▸ **TASK TO CARRY OUT**
Looking at the listing beneath, work out how many lines hold "this" and report only that figure.

▸ **DATA ENTRIES**
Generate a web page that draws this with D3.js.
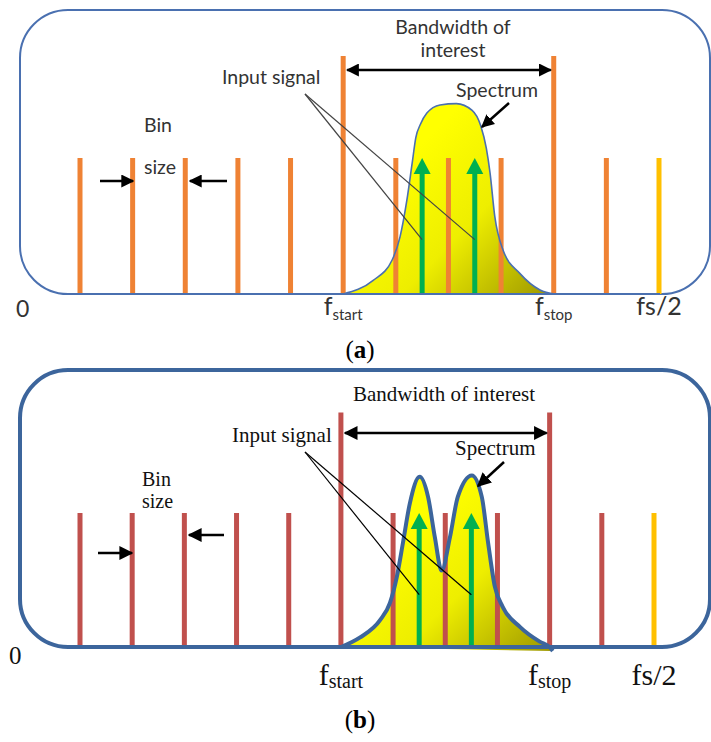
<!DOCTYPE html>
<html><head><meta charset="utf-8">
<script src="https://cdn.jsdelivr.net/npm/d3@7"></script>
<style>html,body{margin:0;padding:0;background:#fff;}svg{display:block;}</style>
</head><body>
<script>
// ---------- data ----------
const binIndex = [0,1,2,3,4,5,6,7,8,9,10,11];
const binLevel = [1,1,1,1,1,1.75,1,1,1,1.75,1,1];
const binKind  = ["bin","bin","bin","bin","bin","edge","bin","bin","bin","edge","bin","nyquist"];
const signalFreq = [6.5, 7.5];
const signalLevel = [1, 1];
const axisLabelFreq = [5, 9, 11];
const axisLabelMain = ["f", "f", "fs/2"];
const axisLabelSub  = ["start", "stop", ""];
const specAFreq = [5.0,5.57,5.93,6.08,6.21,6.31,6.38,6.47,6.59,6.84,7.15,7.45,7.61,7.72,7.79,7.88,8.04,8.36,8.74,9.02];
const specAAmp  = [0,0.10,0.25,0.42,0.69,0.96,1.15,1.25,1.33,1.39,1.40,1.35,1.24,1.07,0.89,0.57,0.32,0.15,0.03,0];
const specBFreq = [5.0,5.36,5.75,5.94,6.07,6.19,6.32,6.51,6.67,6.80,6.93,7.09,7.24,7.51,7.70,7.82,7.95,8.10,8.43,8.81,9.0,9.06];
const specBAmp  = [0,0.07,0.20,0.33,0.52,0.78,1.07,1.27,1.12,0.82,0.57,0.82,1.12,1.28,1.12,0.78,0.45,0.30,0.15,0.04,0,-0.03];
const texts = {bw:"Bandwidth of interest", input:"Input signal", spec:"Spectrum", bin:"Bin", size:"size", zero:"0"};

// ---------- drawing ----------
const W = 711, H = 742;
const svg = d3.select("body").append("svg").attr("width", W).attr("height", H);
const defs = svg.append("defs");

function arrowMarker(id, color, size){
  defs.append("marker").attr("id", id).attr("viewBox","0 0 10 10").attr("refX",9).attr("refY",5)
    .attr("markerWidth", size).attr("markerHeight", size).attr("orient","auto-start-reverse")
    .attr("markerUnits","userSpaceOnUse")
    .append("path").attr("d","M0,0 L10,5 L0,10 Z").attr("fill", color);
}
arrowMarker("ahA", "#000", 13);
arrowMarker("ahB", "#000", 14);

const grad = defs.append("linearGradient").attr("id","specGrad")
  .attr("x1","0.25").attr("y1","0.35").attr("x2","1").attr("y2","1");
grad.append("stop").attr("offset","0").attr("stop-color","#ffff00");
grad.append("stop").attr("offset","0.45").attr("stop-color","#eeee00");
grad.append("stop").attr("offset","1").attr("stop-color","#9c9600");

const panels = [
  {id:"A", x0:80, x1:659, base:294, unit:136, top:10, frameStroke:"#4a70b0", frameW:2, specW:1.6,
   binColor:"#ef8234", nyqColor:"#ffc000", font:"Lato, 'Open Sans', sans-serif", textColor:"#333",
   spec:[specAFreq, specAAmp], lineColor:"#444",
   bw:{lines:["Bandwidth of","interest"], x:453, y:[34,57], size:19.5, anchor:"middle"},
   bwArrowY:70,
   specText:{x:497, y:97, size:19.5}, specPtr:[[509,103],[482,127]],
   input:{x:222, y:84, size:19.5}, inputFrom:[305,94], inputAmp:0.4,
   bin:{x:144, y:[132,174], size:19.5}, binArrR:[[100,181],[133,181]], binArrL:[[227,181],[190,181]],
   zero:{x:16, y:317, size:23},
   lab:{y:315, size:25, sub:15, dy:5},
   cap:{text:"a", y:358}},
  {id:"B", x0:80, x1:654, base:647, unit:134, top:370, frameStroke:"#3c659c", frameW:4, specW:4,
   binColor:"#c0504d", nyqColor:"#ffc000", font:"'Liberation Serif', 'Times New Roman', serif", textColor:"#111",
   spec:[specBFreq, specBAmp], lineColor:"#000",
   bw:{lines:["Bandwidth of interest"], x:353, y:[401], size:21, anchor:"start"},
   bwArrowY:433,
   specText:{x:455, y:455, size:21}, specPtr:[[504,462],[478,486]],
   input:{x:232, y:442, size:21}, inputFrom:[305,452], inputAmp:0.39,
   bin:{x:142, y:[486,508], size:20}, binArrR:[[98,553],[132,553]], binArrL:[[224,535],[189,535]],
   zero:{x:9, y:664, size:25},
   lab:{y:685, size:30, sub:20, dy:3},
   cap:{text:"b", y:728}}
];

panels.forEach(p => {
  const g = svg.append("g");
  const x = d3.scaleLinear().domain([0, 11]).range([p.x0, p.x1]);
  const y = d3.scaleLinear().domain([0, 1]).range([p.base, p.base - p.unit]);

  // frame
  g.append("rect").attr("x", 20).attr("y", p.top).attr("width", 690).attr("height", p.base - p.top)
    .attr("rx", 48).attr("ry", 48).attr("fill", "#fff")
    .attr("stroke", p.frameStroke).attr("stroke-width", p.frameW);

  // spectrum fill
  const line = d3.line().x((d,i) => x(p.spec[0][i])).y(d => y(d)).curve(d3.curveMonotoneX);
  g.append("path").attr("d", line(p.spec[1])).attr("fill", "url(#specGrad)").attr("stroke", "none");

  // bins
  g.selectAll(".bin").data(binIndex).join("line")
    .attr("x1", d => x(d)).attr("x2", d => x(d))
    .attr("y1", y(0)).attr("y2", (d,i) => y(binLevel[i]))
    .attr("stroke", (d,i) => binKind[i] === "nyquist" ? p.nyqColor : p.binColor)
    .attr("stroke-width", 5);

  // green signal arrows
  signalFreq.forEach((f, i) => {
    const cx = x(f), tip = y(signalLevel[i]);
    g.append("line").attr("x1", cx).attr("x2", cx).attr("y1", y(0)).attr("y2", tip + 12)
      .attr("stroke", "#00b050").attr("stroke-width", 5);
    g.append("path").attr("d", `M${cx},${tip} L${cx+8.5},${tip+16} L${cx-8.5},${tip+16} Z`).attr("fill", "#00b050");
  });

  // spectrum outline
  g.append("path").attr("d", line(p.spec[1])).attr("fill", "none")
    .attr("stroke", p.frameStroke).attr("stroke-width", p.specW).attr("stroke-linejoin","round");

  // frame bottom line on top
  g.append("line").attr("x1", 70).attr("x2", 660).attr("y1", p.base).attr("y2", p.base)
    .attr("stroke", p.frameStroke).attr("stroke-width", p.frameW);

  const mk = "url(#ah" + p.id + ")";
  // bandwidth double arrow
  g.append("line").attr("x1", x(5) + 4).attr("x2", x(9) - 3).attr("y1", p.bwArrowY).attr("y2", p.bwArrowY)
    .attr("stroke", "#000").attr("stroke-width", 2.5).attr("marker-start", mk).attr("marker-end", mk);

  const txt = (s, tx, ty, size, anchor) => g.append("text").attr("x", tx).attr("y", ty)
    .attr("font-family", p.font).attr("font-size", size).attr("fill", p.textColor)
    .attr("text-anchor", anchor || "start").text(s);

  p.bw.lines.forEach((s, i) => txt(s, p.bw.x, p.bw.y[i], p.bw.size, p.bw.anchor));
  txt(texts.spec, p.specText.x, p.specText.y, p.specText.size, p.id === "A" ? "middle" : "start");
  g.append("line").attr("x1", p.specPtr[0][0]).attr("y1", p.specPtr[0][1])
    .attr("x2", p.specPtr[1][0]).attr("y2", p.specPtr[1][1])
    .attr("stroke", "#000").attr("stroke-width", 2.5).attr("marker-end", mk);

  txt(texts.input, p.input.x, p.input.y, p.input.size);
  signalFreq.forEach(f => {
    g.append("line").attr("x1", p.inputFrom[0]).attr("y1", p.inputFrom[1])
      .attr("x2", x(f)).attr("y2", y(p.inputAmp))
      .attr("stroke", p.lineColor).attr("stroke-width", 1.2);
  });

  txt(texts.bin, p.bin.x, p.bin.y[0], p.bin.size);
  txt(texts.size, p.bin.x, p.bin.y[1], p.bin.size);
  [p.binArrR, p.binArrL].forEach(a => {
    g.append("line").attr("x1", a[0][0]).attr("y1", a[0][1]).attr("x2", a[1][0]).attr("y2", a[1][1])
      .attr("stroke", "#000").attr("stroke-width", 2.5).attr("marker-end", mk);
  });

  txt(texts.zero, p.zero.x, p.zero.y, p.zero.size);

  axisLabelFreq.forEach((f, i) => {
    const t = g.append("text").attr("x", x(f)).attr("y", p.lab.y).attr("text-anchor", "middle")
      .attr("font-family", p.font).attr("font-size", p.lab.size).attr("fill", p.textColor);
    t.append("tspan").text(axisLabelMain[i]);
    if (axisLabelSub[i]) t.append("tspan").attr("font-size", p.lab.sub).attr("dy", p.lab.dy).text(axisLabelSub[i]);
  });

  const cap = svg.append("text").attr("x", 360).attr("y", p.cap.y).attr("text-anchor", "middle")
    .attr("font-family", "'Liberation Serif', serif").attr("font-size", 25).attr("fill", "#000");
  cap.append("tspan").text("(");
  cap.append("tspan").attr("font-weight", "bold").text(p.cap.text);
  cap.append("tspan").text(")");
});
</script>
</body></html>
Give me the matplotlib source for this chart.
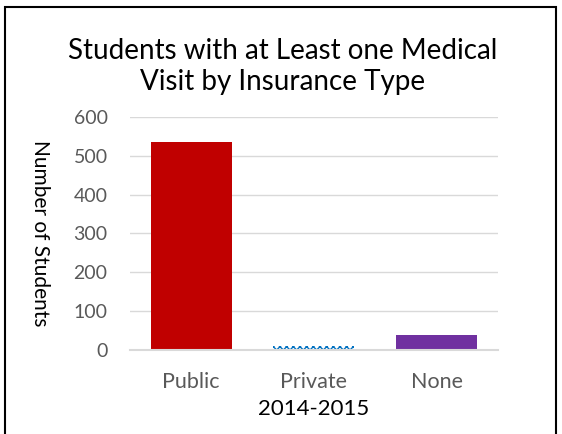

▸ **ANSWER FOR THE TASK**
2